-------- INPUT FOR THIS TASK --------

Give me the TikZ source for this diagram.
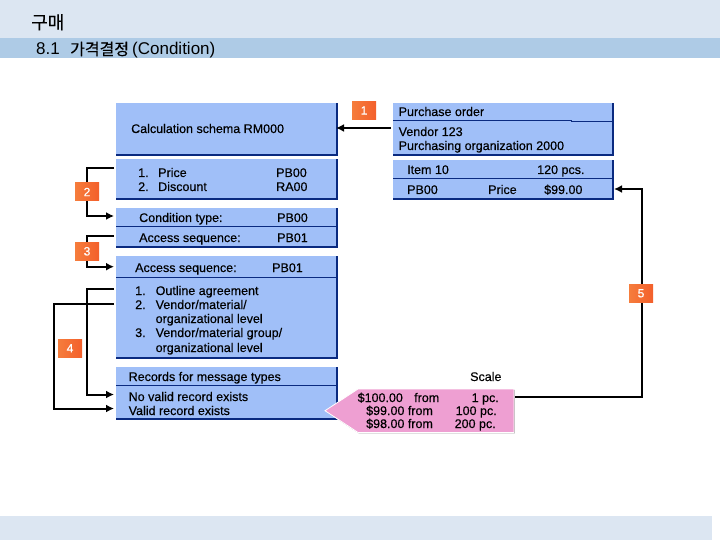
\documentclass[tikz,border=0pt]{standalone}
\usepackage{fontspec}
\setmainfont{Liberation Sans}[BoldFont={Liberation Sans},BoldFeatures={FakeBold=0.35}]
\newfontfamily\cjk{Noto Sans CJK KR}[BoldFont={Noto Sans CJK KR},BoldFeatures={FakeBold=0.5}]
\usetikzlibrary{arrows.meta,calc,shadows}
\definecolor{bandA}{HTML}{DCE6F2}
\definecolor{bandB}{HTML}{AECBE6}
\definecolor{panel}{HTML}{A0BFF8}
\definecolor{edgeb}{HTML}{0A2A80}
\definecolor{tagc}{HTML}{F26A30}
\definecolor{pinkc}{HTML}{EE9FD2}
\tikzset{x=1pt,y=-1pt,
  txt/.style={inner sep=0pt,anchor=base west,yshift=-4.5pt,font=\fontsize{12.5}{14}\selectfont\bfseries},
  panelbox/.style={fill=panel,draw=none,inner sep=0pt,anchor=north west},
  tagbox/.style={left color=tagc!80!orange!90!white,right color=tagc!90!red,draw=none,text=white,inner sep=0pt,minimum width=24pt,minimum height=18pt,font=\fontsize{12}{14}\selectfont\bfseries},
  conn/.style={line width=2pt,black},
  arr/.style={conn,-{Latex[length=8pt,width=8pt]}},
  edgeline/.style={line width=1.8pt,edgeb},
  thin line/.style={line width=1pt,edgeb}}
\newcommand{\pbox}[5]{% name x1 y1 x2 y2
  \node[panelbox,minimum width=#4pt-#2pt,minimum height=#5pt-#3pt] (#1) at (#2,#3) {};
  \draw[edgeline] (#2,#5) -- (#4,#5) -- (#4,#3);
}
\begin{document}
\begin{tikzpicture}
\useasboundingbox (0,0) rectangle (720,540);
\fill[bandA] (0,0) rectangle (720,38);
\fill[bandB] (0,38) rectangle (720,58);
\fill[bandA] (0,516) rectangle (712,540);
\node[inner sep=0pt,anchor=base west,font=\cjk\fontsize{18}{20}\selectfont\bfseries] (title) at (31,29) {구매};
\node[inner sep=0pt,anchor=base west,font=\fontsize{17}{18}\selectfont] (subtitle) at (36,55) {\makebox[34pt][l]{8.1}\makebox[62pt][l]{\cjk\fontsize{16}{18}\selectfont\bfseries 가격결정}(Condition)};
\pbox{calc}{116}{103}{337}{155}
\pbox{list}{116}{159}{337}{199}
\pbox{cond}{116}{208}{337}{247}
\pbox{acc}{116}{256}{337}{358}
\pbox{rec}{116}{367}{337}{419}
\pbox{po}{393}{103}{613}{155}
\pbox{item}{393}{160}{613}{199}
\draw[thin line] (116,226.5) -- (337,226.5);
\draw[thin line] (116,277.5) -- (337,277.5);
\draw[thin line] (116,385.5) -- (337,385.5);
\draw[thin line] (393,120.5) -- (571,120.5) -- (571,121.5) -- (613,121.5);
\draw[thin line] (393,178.5) -- (613,178.5);
\node[txt] (t1) at (131,128.5) {Calculation schema RM000};
\node[txt] (t2) at (138,172.5) {\makebox[20pt][l]{1.}Price};
\node[txt] (t3) at (138,186.5) {\makebox[20pt][l]{2.}Discount};
\node[txt] (t4) at (276,172.5) {PB00};
\node[txt] (t5) at (276,186.5) {RA00};
\node[txt] (t6) at (139,217.5) {Condition type:};
\node[txt] (t7) at (277,217.5) {PB00};
\node[txt] (t8) at (139,237.5) {Access sequence:};
\node[txt] (t9) at (277,237.5) {PB01};
\node[txt] (t10) at (135,267.5) {Access sequence:};
\node[txt] (t11) at (272,267.5) {PB01};
\node[txt] (t12) at (135,290.5) {1.};
\node[txt] (t13) at (155.5,290.5) {Outline agreement};
\node[txt] (t14) at (135,304.5) {2.};
\node[txt] (t15) at (155.5,304.5) {Vendor/material/};
\node[txt] (t16) at (155.5,318.5) {organizational level};
\node[txt] (t17) at (135,332.5) {3.};
\node[txt] (t18) at (155.5,332.5) {Vendor/material group/};
\node[txt] (t19) at (155.5,347.5) {organizational level};
\node[txt] (t20) at (128.5,376.5) {Records for message types};
\node[txt] (t21) at (128.5,396.5) {No valid record exists};
\node[txt] (t22) at (128.5,410.5) {Valid record exists};
\node[txt] (t23) at (398.5,111.5) {Purchase order};
\node[txt] (t24) at (398.5,131.5) {Vendor 123};
\node[txt] (t25) at (398.5,145.5) {Purchasing organization 2000};
\node[txt] (t26) at (407,169.5) {Item 10};
\node[txt] (t27) at (537,169.5) {120 pcs.};
\node[txt] (t28) at (407,189.5) {PB00};
\node[txt] (t29) at (488,189.5) {Price};
\node[txt] (t30) at (544,189.5) {\$99.00};
\node[txt] (t31) at (470,376.5) {Scale};
% connectors
\coordinate (c1) at (391,128);
\coordinate (c1e) at (336,128);
\draw[arr] (c1) -- (c1e);
\coordinate (l1) at (114,168);
\coordinate (l2) at (114,216);
\draw[arr] (l1) -- (87,168) -- (87,216) -- (l2);
\coordinate (l3) at (114,235.5);
\coordinate (l4) at (114,266.7);
\draw[arr] (l3) -- (87,235.5) -- (87,266.7) -- (l4);
\coordinate (l5) at (114,289);
\coordinate (l6) at (114,394.5);
\draw[arr] (l5) -- (87,289) -- (87,394.5) -- (l6);
\coordinate (l7) at (114,303.5);
\coordinate (l8) at (114,408.5);
\draw[arr] (l7) -- (54,303.5) -- (54,408.5) -- (l8);
\coordinate (r1) at (614,189);
\coordinate (pinkr) at (515,397);
\draw[arr] (pinkr) -- (642,397) -- (642,189) -- (r1);
% pink callout
\path[fill=pinkc,draw=white,line width=0.8pt,drop shadow={shadow xshift=0.9pt,shadow yshift=-0.9pt,fill=black!35,opacity=1}]
 (514,389) -- (358,389) -- (325,410.7) -- (358,432.5) -- (514,432.5) -- cycle;
\node[txt] (p1) at (357.5,397.5) {\$100.00};
\node[txt] (p2) at (414,397.5) {from};
\node[txt] (p3) at (471.5,397.5) {1 pc.};
\node[txt] (p4) at (366,410.5) {\$99.00 from};
\node[txt] (p5) at (455.5,410.5) {100 pc.};
\node[txt] (p6) at (366,423.5) {\$98.00 from};
\node[txt] (p7) at (454.5,423.5) {200 pc.};
% tags
\node[tagbox] (tag1) at (364,110.5) {1};
\node[tagbox] (tag2) at (87,192) {2};
\node[tagbox] (tag3) at (87,251.3) {3};
\node[tagbox] (tag4) at (70,348.3) {4};
\node[tagbox] (tag5) at (641,293.3) {5};
\end{tikzpicture}
\end{document}
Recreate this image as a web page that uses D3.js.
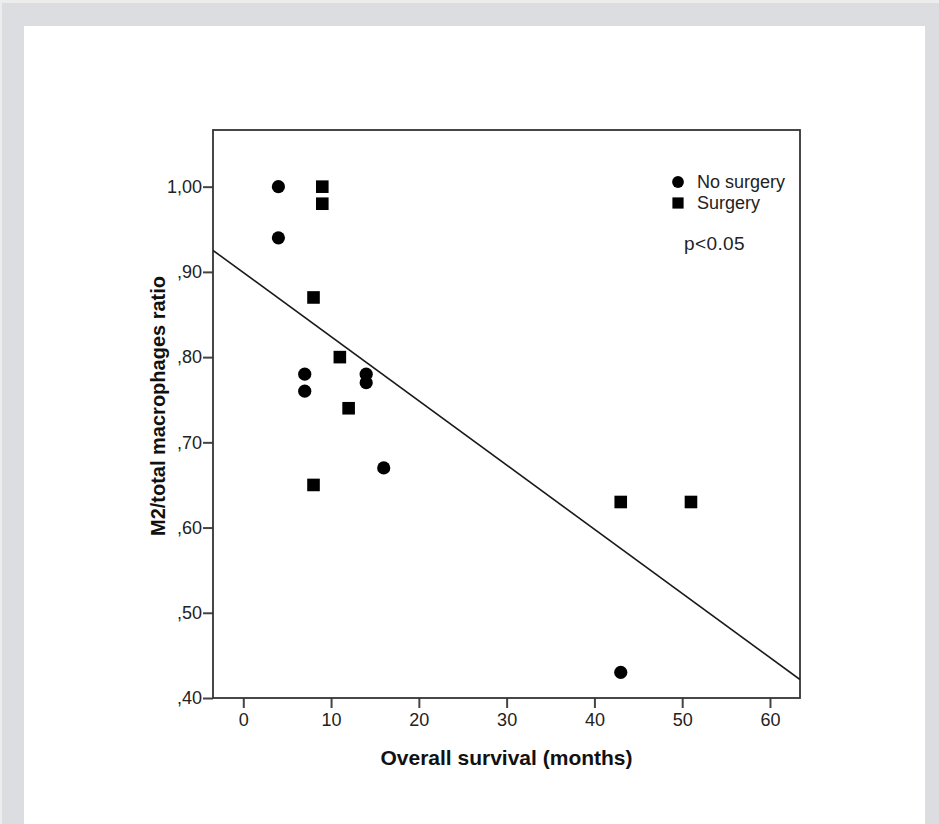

--------

== EXERCISE AIM ==
With the pictures left out, transcribe the material exactly.

== WRITTEN REPLY ==
Give me the TikZ source for this diagram.
\documentclass[tikz,border=0pt]{standalone}
\usepackage{fontspec}
\setmainfont{Liberation Sans}[BoldFont={Liberation Sans},BoldFeatures={FakeBold=0.35}]
\newfontfamily\cjk{Noto Sans CJK KR}[BoldFont={Noto Sans CJK KR},BoldFeatures={FakeBold=0.5}]
\usetikzlibrary{arrows.meta,calc,shadows}
\definecolor{bandA}{HTML}{DCE6F2}
\definecolor{bandB}{HTML}{AECBE6}
\definecolor{panel}{HTML}{A0BFF8}
\definecolor{edgeb}{HTML}{0A2A80}
\definecolor{tagc}{HTML}{F26A30}
\definecolor{pinkc}{HTML}{EE9FD2}
\tikzset{x=1pt,y=-1pt,
  txt/.style={inner sep=0pt,anchor=base west,yshift=-4.5pt,font=\fontsize{12.5}{14}\selectfont\bfseries},
  panelbox/.style={fill=panel,draw=none,inner sep=0pt,anchor=north west},
  tagbox/.style={left color=tagc!80!orange!90!white,right color=tagc!90!red,draw=none,text=white,inner sep=0pt,minimum width=24pt,minimum height=18pt,font=\fontsize{12}{14}\selectfont\bfseries},
  conn/.style={line width=2pt,black},
  arr/.style={conn,-{Latex[length=8pt,width=8pt]}},
  edgeline/.style={line width=1.8pt,edgeb},
  thin line/.style={line width=1pt,edgeb}}
\newcommand{\pbox}[5]{% name x1 y1 x2 y2
  \node[panelbox,minimum width=#4pt-#2pt,minimum height=#5pt-#3pt] (#1) at (#2,#3) {};
  \draw[edgeline] (#2,#5) -- (#4,#5) -- (#4,#3);
}
\begin{document}
\begin{tikzpicture}
\useasboundingbox (0,0) rectangle (720,540);
\fill[bandA] (0,0) rectangle (720,38);
\fill[bandB] (0,38) rectangle (720,58);
\fill[bandA] (0,516) rectangle (712,540);
\node[inner sep=0pt,anchor=base west,font=\cjk\fontsize{18}{20}\selectfont\bfseries] (title) at (31,29) {구매};
\node[inner sep=0pt,anchor=base west,font=\fontsize{17}{18}\selectfont] (subtitle) at (36,55) {\makebox[34pt][l]{8.1}\makebox[62pt][l]{\cjk\fontsize{16}{18}\selectfont\bfseries 가격결정}(Condition)};
\pbox{calc}{116}{103}{337}{155}
\pbox{list}{116}{159}{337}{199}
\pbox{cond}{116}{208}{337}{247}
\pbox{acc}{116}{256}{337}{358}
\pbox{rec}{116}{367}{337}{419}
\pbox{po}{393}{103}{613}{155}
\pbox{item}{393}{160}{613}{199}
\draw[thin line] (116,226.5) -- (337,226.5);
\draw[thin line] (116,277.5) -- (337,277.5);
\draw[thin line] (116,385.5) -- (337,385.5);
\draw[thin line] (393,120.5) -- (571,120.5) -- (571,121.5) -- (613,121.5);
\draw[thin line] (393,178.5) -- (613,178.5);
\node[txt] (t1) at (131,128.5) {Calculation schema RM000};
\node[txt] (t2) at (138,172.5) {\makebox[20pt][l]{1.}Price};
\node[txt] (t3) at (138,186.5) {\makebox[20pt][l]{2.}Discount};
\node[txt] (t4) at (276,172.5) {PB00};
\node[txt] (t5) at (276,186.5) {RA00};
\node[txt] (t6) at (139,217.5) {Condition type:};
\node[txt] (t7) at (277,217.5) {PB00};
\node[txt] (t8) at (139,237.5) {Access sequence:};
\node[txt] (t9) at (277,237.5) {PB01};
\node[txt] (t10) at (135,267.5) {Access sequence:};
\node[txt] (t11) at (272,267.5) {PB01};
\node[txt] (t12) at (135,290.5) {1.};
\node[txt] (t13) at (155.5,290.5) {Outline agreement};
\node[txt] (t14) at (135,304.5) {2.};
\node[txt] (t15) at (155.5,304.5) {Vendor/material/};
\node[txt] (t16) at (155.5,318.5) {organizational level};
\node[txt] (t17) at (135,332.5) {3.};
\node[txt] (t18) at (155.5,332.5) {Vendor/material group/};
\node[txt] (t19) at (155.5,347.5) {organizational level};
\node[txt] (t20) at (128.5,376.5) {Records for message types};
\node[txt] (t21) at (128.5,396.5) {No valid record exists};
\node[txt] (t22) at (128.5,410.5) {Valid record exists};
\node[txt] (t23) at (398.5,111.5) {Purchase order};
\node[txt] (t24) at (398.5,131.5) {Vendor 123};
\node[txt] (t25) at (398.5,145.5) {Purchasing organization 2000};
\node[txt] (t26) at (407,169.5) {Item 10};
\node[txt] (t27) at (537,169.5) {120 pcs.};
\node[txt] (t28) at (407,189.5) {PB00};
\node[txt] (t29) at (488,189.5) {Price};
\node[txt] (t30) at (544,189.5) {\$99.00};
\node[txt] (t31) at (470,376.5) {Scale};
% connectors
\coordinate (c1) at (391,128);
\coordinate (c1e) at (336,128);
\draw[arr] (c1) -- (c1e);
\coordinate (l1) at (114,168);
\coordinate (l2) at (114,216);
\draw[arr] (l1) -- (87,168) -- (87,216) -- (l2);
\coordinate (l3) at (114,235.5);
\coordinate (l4) at (114,266.7);
\draw[arr] (l3) -- (87,235.5) -- (87,266.7) -- (l4);
\coordinate (l5) at (114,289);
\coordinate (l6) at (114,394.5);
\draw[arr] (l5) -- (87,289) -- (87,394.5) -- (l6);
\coordinate (l7) at (114,303.5);
\coordinate (l8) at (114,408.5);
\draw[arr] (l7) -- (54,303.5) -- (54,408.5) -- (l8);
\coordinate (r1) at (614,189);
\coordinate (pinkr) at (515,397);
\draw[arr] (pinkr) -- (642,397) -- (642,189) -- (r1);
% pink callout
\path[fill=pinkc,draw=white,line width=0.8pt,drop shadow={shadow xshift=0.9pt,shadow yshift=-0.9pt,fill=black!35,opacity=1}]
 (514,389) -- (358,389) -- (325,410.7) -- (358,432.5) -- (514,432.5) -- cycle;
\node[txt] (p1) at (357.5,397.5) {\$100.00};
\node[txt] (p2) at (414,397.5) {from};
\node[txt] (p3) at (471.5,397.5) {1 pc.};
\node[txt] (p4) at (366,410.5) {\$99.00 from};
\node[txt] (p5) at (455.5,410.5) {100 pc.};
\node[txt] (p6) at (366,423.5) {\$98.00 from};
\node[txt] (p7) at (454.5,423.5) {200 pc.};
% tags
\node[tagbox] (tag1) at (364,110.5) {1};
\node[tagbox] (tag2) at (87,192) {2};
\node[tagbox] (tag3) at (87,251.3) {3};
\node[tagbox] (tag4) at (70,348.3) {4};
\node[tagbox] (tag5) at (641,293.3) {5};
\end{tikzpicture}
\end{document}
Recreate this image as a web page that uses D3.js.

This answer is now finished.